The picture is listed, as Roma Capta (The Capture of Rome), together with a pendant, Roma Trionfante (The Triumph of Rome), in the inventory of Gio. Agostino Balbi, a key member of the wealthy Genoese family who made their fortune through the silk trade, and forged special links with Antwerp. The business dealings of Gio. Agostino’s father, Bartolomeo, and his uncle, Gerolamo, meant they both moved to Antwerp in the 1560s, embedding themselves in the cultural milieu of the city. Bartolomeo died in 1592 and was buried
in Sint Jacobskerk in Antwerp and Gerolamo returned permanently to Italy three years later, however, Gio. Agostino would move between Genoa and Antwerp in the subsequent decades, continuing a unique form of cultural exchange between the two cities, founding the convent of Saint Francis of Paola in Antwerp, located close to Rubens’s house, and creating arguably the most important collection of Flemish pictures in Italy at the time. The inventories of Gerolamo and Gio. Agostino bear witness to their patronage of key Antwerp artists; they owned pictures by van Veen, Pieter Aertsen and the set of magnificent Seven Liberal Arts by Frans Floris, bought from Nicolaes Jonghelinck. The collecting of the Balbi family was defined by an ‘understanding of the value of the artists and the importance of the works’ (‘l’interesse collezionistico di Gerolamo e Gio.

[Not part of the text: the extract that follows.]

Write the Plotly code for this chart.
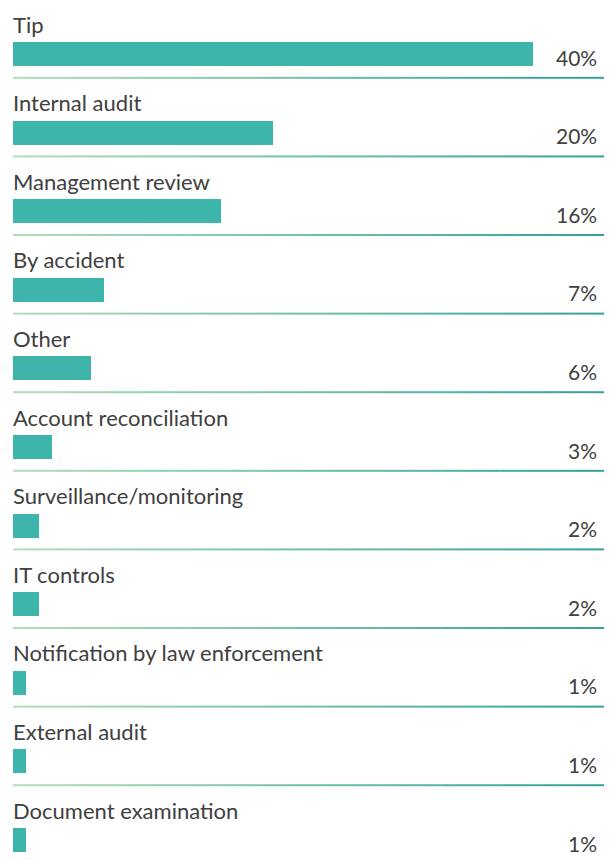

Agostino Balbi fosse condotto dalla consapevolezza del valore degli artisti e del significato delle opere’, op. cit., p. 165). The Balbis’ strong ties to Antwerp meant they played a key role in bringing Anthony van Dyck to Genoa in 1621.

We are grateful to Bert Schepers, Elizabeth McGrath and David Jaffé for confirming the attribution after first-hand inspection. Dr. Schepers suggests that the Balbi family almost certainly acquired the picture, together with its pendant, in Antwerp while they were living there (see also E. Grendi, I Balbi. Una famiglia genovese fra Spagna e Impero, Turin, 1997, pp. 57-62). The Italianate subject of the pair – The Capture of Rome and The Triumph of Rome – indicates that they were indeed probably also commissioned by the Balbis.